At least Postgres is rather clear in the docs and has been that way for a long time: There is no performance difference among these three types [char, varchar, text], apart from increased storage space when using the blank-padded type, and a few extra CPU cycles to check the length when storing into a length-constrained column. While character(n) has performance advantages in some other database systems, there is no such advantage in PostgreSQL; in fact character(n) is usually the slowest of the three because of its additional storage costs. In most situations text or character varying should be used instead. That said, I'd not veto employing width for this purpose.

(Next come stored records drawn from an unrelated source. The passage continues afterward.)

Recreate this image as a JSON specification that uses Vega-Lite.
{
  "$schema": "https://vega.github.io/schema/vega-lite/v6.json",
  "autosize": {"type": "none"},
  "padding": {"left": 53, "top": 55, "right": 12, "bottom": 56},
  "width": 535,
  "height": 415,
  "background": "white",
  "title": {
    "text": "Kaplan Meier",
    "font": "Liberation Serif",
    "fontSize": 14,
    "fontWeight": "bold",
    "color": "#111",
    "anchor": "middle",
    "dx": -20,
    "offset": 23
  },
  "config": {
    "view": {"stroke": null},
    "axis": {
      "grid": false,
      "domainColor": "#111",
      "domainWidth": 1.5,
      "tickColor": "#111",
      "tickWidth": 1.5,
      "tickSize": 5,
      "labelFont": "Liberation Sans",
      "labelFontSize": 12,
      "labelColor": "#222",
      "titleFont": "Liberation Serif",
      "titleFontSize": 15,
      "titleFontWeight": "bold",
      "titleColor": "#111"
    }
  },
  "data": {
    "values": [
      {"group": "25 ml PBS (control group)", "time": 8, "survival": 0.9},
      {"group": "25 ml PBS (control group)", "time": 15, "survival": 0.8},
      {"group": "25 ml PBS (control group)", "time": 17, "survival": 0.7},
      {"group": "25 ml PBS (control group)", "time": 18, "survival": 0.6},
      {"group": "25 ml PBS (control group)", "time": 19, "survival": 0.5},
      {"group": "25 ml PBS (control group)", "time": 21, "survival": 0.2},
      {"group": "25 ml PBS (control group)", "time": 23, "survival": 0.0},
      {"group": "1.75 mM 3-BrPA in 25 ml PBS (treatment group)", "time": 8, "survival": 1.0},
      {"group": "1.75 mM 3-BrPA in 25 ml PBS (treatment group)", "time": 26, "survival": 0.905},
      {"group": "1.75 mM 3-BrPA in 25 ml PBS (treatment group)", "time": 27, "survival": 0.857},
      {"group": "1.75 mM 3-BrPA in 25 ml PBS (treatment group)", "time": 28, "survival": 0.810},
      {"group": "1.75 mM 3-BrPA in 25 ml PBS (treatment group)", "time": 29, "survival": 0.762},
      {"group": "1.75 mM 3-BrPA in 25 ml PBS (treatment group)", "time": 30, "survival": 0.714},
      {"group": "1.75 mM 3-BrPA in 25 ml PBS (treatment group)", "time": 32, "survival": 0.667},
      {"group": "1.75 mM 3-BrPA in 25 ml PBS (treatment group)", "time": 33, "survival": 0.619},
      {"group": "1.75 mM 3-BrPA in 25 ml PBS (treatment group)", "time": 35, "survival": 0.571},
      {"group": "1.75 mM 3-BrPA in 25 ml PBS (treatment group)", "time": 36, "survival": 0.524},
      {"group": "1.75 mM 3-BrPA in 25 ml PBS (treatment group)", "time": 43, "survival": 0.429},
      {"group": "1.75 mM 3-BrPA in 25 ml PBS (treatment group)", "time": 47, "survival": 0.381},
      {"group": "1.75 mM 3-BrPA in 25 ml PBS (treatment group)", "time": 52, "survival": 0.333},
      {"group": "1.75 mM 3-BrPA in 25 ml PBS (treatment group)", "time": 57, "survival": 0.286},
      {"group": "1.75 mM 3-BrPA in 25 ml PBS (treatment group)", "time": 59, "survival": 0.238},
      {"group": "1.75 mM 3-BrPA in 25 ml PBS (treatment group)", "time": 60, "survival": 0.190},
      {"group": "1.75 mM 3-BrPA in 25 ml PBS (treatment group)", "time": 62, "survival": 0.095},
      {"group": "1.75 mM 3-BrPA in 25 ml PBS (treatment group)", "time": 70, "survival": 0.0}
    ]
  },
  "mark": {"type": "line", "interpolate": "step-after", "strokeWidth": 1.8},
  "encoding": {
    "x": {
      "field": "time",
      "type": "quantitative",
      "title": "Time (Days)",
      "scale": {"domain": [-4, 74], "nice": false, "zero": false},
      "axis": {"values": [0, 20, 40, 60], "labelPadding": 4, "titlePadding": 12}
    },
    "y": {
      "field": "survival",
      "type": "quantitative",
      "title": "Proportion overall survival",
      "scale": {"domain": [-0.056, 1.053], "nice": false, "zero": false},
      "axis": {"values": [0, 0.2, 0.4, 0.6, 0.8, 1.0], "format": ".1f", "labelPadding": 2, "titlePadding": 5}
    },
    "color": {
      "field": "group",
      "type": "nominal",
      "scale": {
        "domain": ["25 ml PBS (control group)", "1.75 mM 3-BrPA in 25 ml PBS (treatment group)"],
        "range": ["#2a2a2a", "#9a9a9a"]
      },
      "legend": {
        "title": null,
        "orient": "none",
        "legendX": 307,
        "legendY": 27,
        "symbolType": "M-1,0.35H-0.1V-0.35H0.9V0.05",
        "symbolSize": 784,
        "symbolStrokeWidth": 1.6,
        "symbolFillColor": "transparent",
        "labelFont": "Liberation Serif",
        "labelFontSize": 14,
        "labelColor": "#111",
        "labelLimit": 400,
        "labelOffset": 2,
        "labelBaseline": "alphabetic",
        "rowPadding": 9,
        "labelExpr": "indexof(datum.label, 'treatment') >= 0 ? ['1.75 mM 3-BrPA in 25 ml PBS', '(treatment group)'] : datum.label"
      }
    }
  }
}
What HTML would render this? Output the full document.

I'm not sure I'd put it into DaCHS, though.

[fxpineau]

Is there a strong use case for fixed-display-length strings in the 2020ies?

My point here is not about display; it is about having a way to tag ASCII strings (i.e., pre-v1.6 VOTable Strings).

• Why:

  • because ASCII strings are simpler, safer, and allow for more efficient operations
    • see @pdowler’s latest message
    • truncating fixed-byte-length UTF-8 strings may lead to variable-byte-length strings
    • truncating fixed-byte-lenght UTF-8 strings is either slower or unsafe (e.g., it may panic)
  • because FITS does not support UTF-8, so it may be important to known in advance whether a VOTable-to-FITS conversion will be lossy or not (and avoid entering the slow UTF-8 --> ASCII code).
  • thus, a library developer may decide to internally support both ASCII and UTF-8 string types
    • allowing for "business as usual" with ASCII
    • rejecting (at first) UTF-8 while waiting to implement and used the "more subtle and complicated" (@pdowler) code
    • testing for non-ASCII characters (and removing them) when converting to FITS
    • ...

• How: Two possible solutions are: using xtype="ascii"; using arraysize == width.
  I think I finally prefer the xtype solution, which also makes it possible to tag variable-length strings and arrays of strings.

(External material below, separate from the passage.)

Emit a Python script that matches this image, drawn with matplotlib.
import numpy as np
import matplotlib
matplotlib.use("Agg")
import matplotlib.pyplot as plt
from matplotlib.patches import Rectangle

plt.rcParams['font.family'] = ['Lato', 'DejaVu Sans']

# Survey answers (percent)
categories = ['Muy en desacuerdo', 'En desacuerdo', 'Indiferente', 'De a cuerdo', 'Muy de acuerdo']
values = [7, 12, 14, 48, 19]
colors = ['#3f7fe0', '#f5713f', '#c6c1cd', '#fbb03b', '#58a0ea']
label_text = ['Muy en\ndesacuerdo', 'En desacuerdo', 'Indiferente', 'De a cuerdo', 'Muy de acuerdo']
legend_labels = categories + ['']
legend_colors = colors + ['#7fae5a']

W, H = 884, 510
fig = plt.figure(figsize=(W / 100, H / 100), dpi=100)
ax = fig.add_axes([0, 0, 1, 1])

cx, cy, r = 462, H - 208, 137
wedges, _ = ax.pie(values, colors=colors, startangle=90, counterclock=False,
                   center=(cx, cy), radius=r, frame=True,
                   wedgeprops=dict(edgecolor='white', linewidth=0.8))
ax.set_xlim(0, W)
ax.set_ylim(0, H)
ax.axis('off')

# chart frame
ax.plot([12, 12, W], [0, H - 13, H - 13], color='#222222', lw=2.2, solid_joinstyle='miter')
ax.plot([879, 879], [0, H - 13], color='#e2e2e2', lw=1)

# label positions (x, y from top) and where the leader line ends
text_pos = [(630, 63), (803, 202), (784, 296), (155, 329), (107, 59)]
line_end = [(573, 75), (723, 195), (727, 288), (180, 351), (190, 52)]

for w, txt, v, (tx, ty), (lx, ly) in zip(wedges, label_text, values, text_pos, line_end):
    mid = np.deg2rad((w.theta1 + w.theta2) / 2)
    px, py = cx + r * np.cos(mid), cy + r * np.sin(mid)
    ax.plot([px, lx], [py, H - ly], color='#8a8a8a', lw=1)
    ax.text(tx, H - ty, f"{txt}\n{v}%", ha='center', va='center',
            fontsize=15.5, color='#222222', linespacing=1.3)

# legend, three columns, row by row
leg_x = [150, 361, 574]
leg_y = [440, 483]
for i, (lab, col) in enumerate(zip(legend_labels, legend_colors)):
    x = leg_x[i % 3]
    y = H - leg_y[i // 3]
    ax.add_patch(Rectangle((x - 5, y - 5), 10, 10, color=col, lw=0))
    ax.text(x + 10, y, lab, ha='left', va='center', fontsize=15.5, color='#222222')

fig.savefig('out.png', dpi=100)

Postgres is rather clear in the docs

Yes: "character(n) has performance advantages in some other database systems".
I would add: and also outside databases.

fixed-storage-length [...] is cool

Yes, this is why I prefer CHAR(N) in SQL Server over VARCHAR(M) in PostgreSQL:
in the first case, you know you can use a -- out-of-database -- fixed-length storage directly from the DB type.

[msdemlei]

On Thu, Dec 04, 2025 at 02:28:16AM -0800, François-Xavier Pineau wrote: fxpineau left a comment (ivoa-std/VOTable#71) > Is there a strong use case for fixed-display-length strings in the 2020ies? My point here is not about display; it is about having a way to tag ASCII strings (i.e., pre-v1.6 VOTable Strings).

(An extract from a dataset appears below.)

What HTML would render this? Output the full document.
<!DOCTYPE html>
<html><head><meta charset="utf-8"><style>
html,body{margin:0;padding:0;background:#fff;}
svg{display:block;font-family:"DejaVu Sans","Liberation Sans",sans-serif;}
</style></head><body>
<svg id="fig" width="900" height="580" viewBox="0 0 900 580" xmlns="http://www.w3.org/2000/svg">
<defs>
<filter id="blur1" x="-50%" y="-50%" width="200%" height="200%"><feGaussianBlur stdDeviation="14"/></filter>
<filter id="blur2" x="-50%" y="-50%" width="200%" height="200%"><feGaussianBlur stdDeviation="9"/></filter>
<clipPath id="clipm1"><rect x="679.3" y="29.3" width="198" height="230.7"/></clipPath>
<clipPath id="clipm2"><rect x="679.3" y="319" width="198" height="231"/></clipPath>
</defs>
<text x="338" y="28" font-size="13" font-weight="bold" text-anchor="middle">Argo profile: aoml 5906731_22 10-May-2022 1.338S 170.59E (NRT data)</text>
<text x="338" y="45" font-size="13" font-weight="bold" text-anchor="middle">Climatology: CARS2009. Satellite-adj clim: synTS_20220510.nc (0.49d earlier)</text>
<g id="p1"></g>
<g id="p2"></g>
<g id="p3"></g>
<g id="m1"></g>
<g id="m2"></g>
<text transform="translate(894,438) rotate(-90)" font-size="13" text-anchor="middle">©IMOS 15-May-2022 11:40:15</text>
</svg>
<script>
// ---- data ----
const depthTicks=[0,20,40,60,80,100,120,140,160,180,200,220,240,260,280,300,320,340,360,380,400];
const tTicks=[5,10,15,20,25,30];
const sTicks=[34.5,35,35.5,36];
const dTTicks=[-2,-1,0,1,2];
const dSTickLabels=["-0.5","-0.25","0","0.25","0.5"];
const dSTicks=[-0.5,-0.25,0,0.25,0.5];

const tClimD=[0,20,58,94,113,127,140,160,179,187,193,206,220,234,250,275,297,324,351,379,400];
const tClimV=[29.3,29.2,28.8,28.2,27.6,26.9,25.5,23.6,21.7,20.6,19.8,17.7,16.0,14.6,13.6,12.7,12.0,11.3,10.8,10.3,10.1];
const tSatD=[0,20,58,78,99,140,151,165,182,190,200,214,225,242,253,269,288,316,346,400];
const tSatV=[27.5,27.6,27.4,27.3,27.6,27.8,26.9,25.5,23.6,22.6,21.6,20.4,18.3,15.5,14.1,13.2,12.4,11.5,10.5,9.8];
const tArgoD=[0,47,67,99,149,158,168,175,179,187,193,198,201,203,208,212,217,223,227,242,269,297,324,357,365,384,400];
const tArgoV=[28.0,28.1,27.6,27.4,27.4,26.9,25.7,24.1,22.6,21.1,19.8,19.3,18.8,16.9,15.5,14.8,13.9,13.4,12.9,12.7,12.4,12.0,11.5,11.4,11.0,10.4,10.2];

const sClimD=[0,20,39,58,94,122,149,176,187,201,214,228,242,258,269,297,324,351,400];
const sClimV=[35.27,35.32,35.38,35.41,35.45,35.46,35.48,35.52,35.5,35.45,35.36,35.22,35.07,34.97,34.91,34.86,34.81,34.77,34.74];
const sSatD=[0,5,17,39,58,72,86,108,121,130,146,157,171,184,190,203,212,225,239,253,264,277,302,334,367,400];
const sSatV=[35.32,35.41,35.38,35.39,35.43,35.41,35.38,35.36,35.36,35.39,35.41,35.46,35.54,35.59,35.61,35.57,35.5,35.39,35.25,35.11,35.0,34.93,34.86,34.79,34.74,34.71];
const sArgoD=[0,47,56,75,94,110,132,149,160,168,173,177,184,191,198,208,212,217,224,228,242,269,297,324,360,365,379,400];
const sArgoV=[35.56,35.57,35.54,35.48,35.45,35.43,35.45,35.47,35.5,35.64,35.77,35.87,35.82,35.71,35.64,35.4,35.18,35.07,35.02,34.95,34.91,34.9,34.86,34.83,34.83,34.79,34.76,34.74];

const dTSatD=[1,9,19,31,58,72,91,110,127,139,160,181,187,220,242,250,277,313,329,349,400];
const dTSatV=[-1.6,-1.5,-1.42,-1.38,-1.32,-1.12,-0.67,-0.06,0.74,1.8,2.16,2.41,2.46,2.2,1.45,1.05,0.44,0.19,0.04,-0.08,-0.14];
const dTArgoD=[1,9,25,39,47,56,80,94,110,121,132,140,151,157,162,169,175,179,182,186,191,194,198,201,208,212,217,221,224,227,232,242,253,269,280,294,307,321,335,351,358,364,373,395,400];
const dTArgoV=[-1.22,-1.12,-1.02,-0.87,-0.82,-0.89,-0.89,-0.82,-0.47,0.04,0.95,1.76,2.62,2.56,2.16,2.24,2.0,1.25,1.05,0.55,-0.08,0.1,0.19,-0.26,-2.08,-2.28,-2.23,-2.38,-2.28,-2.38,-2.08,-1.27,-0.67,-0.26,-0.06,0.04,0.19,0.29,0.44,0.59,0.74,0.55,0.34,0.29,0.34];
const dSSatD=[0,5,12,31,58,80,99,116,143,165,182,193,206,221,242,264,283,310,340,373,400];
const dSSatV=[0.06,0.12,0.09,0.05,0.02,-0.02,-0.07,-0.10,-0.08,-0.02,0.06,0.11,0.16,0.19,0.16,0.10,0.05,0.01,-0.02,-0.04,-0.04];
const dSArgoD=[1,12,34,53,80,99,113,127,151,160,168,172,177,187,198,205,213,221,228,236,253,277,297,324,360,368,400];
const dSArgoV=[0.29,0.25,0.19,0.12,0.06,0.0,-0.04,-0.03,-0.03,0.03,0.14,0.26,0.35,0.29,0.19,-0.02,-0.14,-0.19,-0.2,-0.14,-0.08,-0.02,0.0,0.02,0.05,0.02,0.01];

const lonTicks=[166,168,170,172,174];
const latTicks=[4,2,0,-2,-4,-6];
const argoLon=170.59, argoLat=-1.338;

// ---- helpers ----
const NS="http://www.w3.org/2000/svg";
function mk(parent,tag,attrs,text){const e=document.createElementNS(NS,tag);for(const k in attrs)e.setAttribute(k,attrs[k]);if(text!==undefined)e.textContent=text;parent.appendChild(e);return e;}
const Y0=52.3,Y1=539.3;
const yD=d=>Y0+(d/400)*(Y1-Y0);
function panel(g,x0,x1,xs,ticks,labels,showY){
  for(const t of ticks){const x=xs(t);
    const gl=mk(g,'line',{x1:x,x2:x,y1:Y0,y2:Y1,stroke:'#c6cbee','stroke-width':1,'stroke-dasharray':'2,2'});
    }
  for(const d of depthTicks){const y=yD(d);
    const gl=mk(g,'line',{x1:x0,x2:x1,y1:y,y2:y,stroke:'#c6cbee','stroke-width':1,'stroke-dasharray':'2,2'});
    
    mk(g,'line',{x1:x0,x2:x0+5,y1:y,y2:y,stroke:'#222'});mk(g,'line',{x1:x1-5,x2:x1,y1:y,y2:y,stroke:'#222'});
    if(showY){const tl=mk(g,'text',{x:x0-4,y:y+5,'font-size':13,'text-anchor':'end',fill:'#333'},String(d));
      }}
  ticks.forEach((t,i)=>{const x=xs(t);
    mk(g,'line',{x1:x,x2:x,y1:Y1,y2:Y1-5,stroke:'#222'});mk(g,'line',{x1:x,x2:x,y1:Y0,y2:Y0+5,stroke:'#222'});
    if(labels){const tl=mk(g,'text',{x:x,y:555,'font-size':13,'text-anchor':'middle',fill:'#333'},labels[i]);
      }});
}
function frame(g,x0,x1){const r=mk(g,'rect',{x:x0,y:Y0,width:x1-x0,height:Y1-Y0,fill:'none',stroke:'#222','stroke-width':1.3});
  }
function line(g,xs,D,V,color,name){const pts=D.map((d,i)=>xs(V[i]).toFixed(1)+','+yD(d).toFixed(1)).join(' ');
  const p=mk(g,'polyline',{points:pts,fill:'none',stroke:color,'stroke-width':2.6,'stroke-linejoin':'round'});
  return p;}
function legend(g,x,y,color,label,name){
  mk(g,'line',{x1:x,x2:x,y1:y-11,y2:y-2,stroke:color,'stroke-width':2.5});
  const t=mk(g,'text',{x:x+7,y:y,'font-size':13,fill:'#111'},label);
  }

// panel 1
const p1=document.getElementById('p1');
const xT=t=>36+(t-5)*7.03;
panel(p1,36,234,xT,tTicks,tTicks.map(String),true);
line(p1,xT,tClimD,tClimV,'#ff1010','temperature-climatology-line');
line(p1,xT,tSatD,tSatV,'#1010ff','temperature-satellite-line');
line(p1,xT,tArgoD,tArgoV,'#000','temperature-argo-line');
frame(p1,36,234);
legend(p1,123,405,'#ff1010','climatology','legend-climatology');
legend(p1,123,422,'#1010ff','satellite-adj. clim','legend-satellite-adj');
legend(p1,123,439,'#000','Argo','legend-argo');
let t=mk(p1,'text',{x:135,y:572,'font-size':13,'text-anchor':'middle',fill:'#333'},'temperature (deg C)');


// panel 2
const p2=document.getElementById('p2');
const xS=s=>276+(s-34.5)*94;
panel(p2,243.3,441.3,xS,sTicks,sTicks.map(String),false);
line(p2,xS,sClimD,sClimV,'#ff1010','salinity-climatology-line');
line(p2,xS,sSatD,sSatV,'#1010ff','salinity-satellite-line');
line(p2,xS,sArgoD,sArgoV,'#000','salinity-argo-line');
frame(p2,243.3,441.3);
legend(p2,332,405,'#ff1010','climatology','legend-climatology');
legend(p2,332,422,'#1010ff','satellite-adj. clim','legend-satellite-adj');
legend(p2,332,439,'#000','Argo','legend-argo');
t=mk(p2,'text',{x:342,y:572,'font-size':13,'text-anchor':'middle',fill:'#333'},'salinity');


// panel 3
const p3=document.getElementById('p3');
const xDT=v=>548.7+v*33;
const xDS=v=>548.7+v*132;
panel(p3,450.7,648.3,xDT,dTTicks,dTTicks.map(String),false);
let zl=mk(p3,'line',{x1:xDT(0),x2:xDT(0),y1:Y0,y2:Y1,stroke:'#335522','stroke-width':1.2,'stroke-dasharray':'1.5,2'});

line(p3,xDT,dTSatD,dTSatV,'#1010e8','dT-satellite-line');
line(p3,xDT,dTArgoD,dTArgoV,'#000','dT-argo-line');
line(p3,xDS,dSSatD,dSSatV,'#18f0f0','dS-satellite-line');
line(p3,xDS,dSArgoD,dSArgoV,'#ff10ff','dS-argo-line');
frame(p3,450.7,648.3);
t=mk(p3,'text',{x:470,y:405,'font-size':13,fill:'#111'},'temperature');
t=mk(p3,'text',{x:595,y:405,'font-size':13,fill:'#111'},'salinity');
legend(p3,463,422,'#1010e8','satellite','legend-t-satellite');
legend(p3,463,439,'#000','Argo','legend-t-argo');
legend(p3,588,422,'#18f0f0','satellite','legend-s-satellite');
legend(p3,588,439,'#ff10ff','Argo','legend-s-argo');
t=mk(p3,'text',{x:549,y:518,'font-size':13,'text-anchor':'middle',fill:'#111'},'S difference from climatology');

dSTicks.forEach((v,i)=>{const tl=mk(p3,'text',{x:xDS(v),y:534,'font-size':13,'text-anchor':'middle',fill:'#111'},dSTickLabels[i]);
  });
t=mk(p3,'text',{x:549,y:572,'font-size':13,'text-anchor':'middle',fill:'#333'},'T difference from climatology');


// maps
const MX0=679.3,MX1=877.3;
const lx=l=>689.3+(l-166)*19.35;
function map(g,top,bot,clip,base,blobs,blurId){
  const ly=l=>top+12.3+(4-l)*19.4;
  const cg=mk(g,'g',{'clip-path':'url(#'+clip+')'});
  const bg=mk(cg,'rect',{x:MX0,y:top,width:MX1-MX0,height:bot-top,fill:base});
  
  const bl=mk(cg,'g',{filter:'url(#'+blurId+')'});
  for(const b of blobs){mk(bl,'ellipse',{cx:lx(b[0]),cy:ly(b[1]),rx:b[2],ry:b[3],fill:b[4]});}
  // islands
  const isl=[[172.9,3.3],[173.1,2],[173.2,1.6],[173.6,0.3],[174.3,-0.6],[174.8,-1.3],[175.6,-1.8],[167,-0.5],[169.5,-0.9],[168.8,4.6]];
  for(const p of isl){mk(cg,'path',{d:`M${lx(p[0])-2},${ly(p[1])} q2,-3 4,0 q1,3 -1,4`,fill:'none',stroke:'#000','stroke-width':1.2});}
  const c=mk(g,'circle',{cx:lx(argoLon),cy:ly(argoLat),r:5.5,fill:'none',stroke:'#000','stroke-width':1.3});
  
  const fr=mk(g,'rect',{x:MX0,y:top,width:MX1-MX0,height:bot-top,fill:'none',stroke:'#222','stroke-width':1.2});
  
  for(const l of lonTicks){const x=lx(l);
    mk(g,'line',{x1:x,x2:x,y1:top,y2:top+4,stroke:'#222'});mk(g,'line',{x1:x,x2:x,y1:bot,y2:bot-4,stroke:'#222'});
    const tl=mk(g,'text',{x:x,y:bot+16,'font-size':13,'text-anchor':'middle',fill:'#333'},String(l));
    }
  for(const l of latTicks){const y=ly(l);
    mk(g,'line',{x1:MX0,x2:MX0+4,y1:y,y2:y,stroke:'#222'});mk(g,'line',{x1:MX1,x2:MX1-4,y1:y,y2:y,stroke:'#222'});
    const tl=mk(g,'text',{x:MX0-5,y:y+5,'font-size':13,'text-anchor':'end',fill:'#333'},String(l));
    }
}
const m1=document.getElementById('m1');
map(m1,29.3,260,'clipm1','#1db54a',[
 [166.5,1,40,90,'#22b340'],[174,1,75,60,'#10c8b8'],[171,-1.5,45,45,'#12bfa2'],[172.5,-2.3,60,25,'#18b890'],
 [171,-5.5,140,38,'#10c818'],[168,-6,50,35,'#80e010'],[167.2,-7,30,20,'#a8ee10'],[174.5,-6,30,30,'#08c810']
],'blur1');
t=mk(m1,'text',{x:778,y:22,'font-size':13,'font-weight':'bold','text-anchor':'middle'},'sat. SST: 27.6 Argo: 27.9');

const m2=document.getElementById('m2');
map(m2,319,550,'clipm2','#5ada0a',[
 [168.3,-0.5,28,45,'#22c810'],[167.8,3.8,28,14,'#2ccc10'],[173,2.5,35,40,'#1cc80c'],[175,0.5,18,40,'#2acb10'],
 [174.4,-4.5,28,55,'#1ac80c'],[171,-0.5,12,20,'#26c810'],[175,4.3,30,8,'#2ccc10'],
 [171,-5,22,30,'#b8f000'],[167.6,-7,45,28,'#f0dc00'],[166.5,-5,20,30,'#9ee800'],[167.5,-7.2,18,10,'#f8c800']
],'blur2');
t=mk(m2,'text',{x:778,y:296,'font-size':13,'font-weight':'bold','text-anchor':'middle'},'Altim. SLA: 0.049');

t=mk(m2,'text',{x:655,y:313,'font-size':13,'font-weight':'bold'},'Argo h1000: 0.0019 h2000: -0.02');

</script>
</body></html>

Ah, ok. Yeah, that's a convincing use case.

* How: Two possible solutions are: using `xtype="ascii"`; using `arraysize == width`. I think I finally prefer the `xtype` solution, which also makes it possible to tag variable-length strings and arrays of strings.

Hm. I'd hope there are more options, because I don't particularly like either of them. xtype="ascii" I think is clumsy because all string-valued xtypes we have defined so far als qualify: The all are expressed in 7-bit ASCII. And no, having multiple xtypes is even worse. Against that, making arraysize==width a somewhat cryptic marker is clearly preferable to me, and I'd certainly implement that in some way if we really don't find anything less cryptic. So... do we? A thought that comes to mind is VALUES. This has always been painful with char[], as I bet if you look, you will find that OPTIONS for char[] VALUES (where they exist at all) enumerate full strings (i.e. arrays), where we otherwise have agreed in 1.5 that VALUES is element-wise for arrays unless there's an xtype. *If* we accept our element-wise VALUES policy for char[] as well, then "have an ASCII character in VALUES/MAX" would work nicely as a relatively clear signal for "it's ASCII". But then, admittedly, this shows another slight uglyness, because if there is non-ASCII in a char array, the MAX will be some UTF-8 escape unless we do some crazy definition (and I'd argue we shouldn't). For instance, if a column contained the röckdötty German word "Äußerung", VALUES/MAX would arguably be 'Ã' (that's LATIN CAPITAL LETTER A WITH TILDE in case you're squinting), the character corresponding to the code point u+00c3, a thing that cannot even be represented in VOTable char (only in char[2]). So, I could even imagine saying: VALUES is undefined for char[] that have non-ASCII; I actually think we should do that regardless of how we do the ASCII signal. And then "do VALUES/MAX" to signal pure ASCII isn't too far-fetched...

[mbtaylor]

@fxpineau's suggestion about co-opting the width attribute for this purpose is indeed a little bit cryptic, since the meaning here would be "maximum length in characters" (where characters means Unicode code points) which isn't exactly the same as its currently documented meaning "number of characters to be used for input or output" (VOTable 1.5 sec 4.2); though they are clearly related.

But on second thoughts (thanks for your persistence FX) I'm coming to like it more. I think it's at least harmless and if documented sufficiently prominently it would be able to address some of the concerns raised here. It not only can serve as a flag for ASCII content, but can also be used to signal length in characters (code points) to consumers that want that information for resource allocation as raised by @stvoutsin:

We're also now basically saying that you need to scan the data once to get the character count for schema allocation, numpy arrays, etc. With astropy in mind in particular, this will probably have a performance impact since they'd have to either scan the data once or use object arrays, which would lose some of the advantages of fixed-length arrays (memory overhead, loss of vectorization)

The width idea is therefore more capable (as well as being a bit less ugly IMHO) than co-opting either VALUES or xtype to signal ASCII content.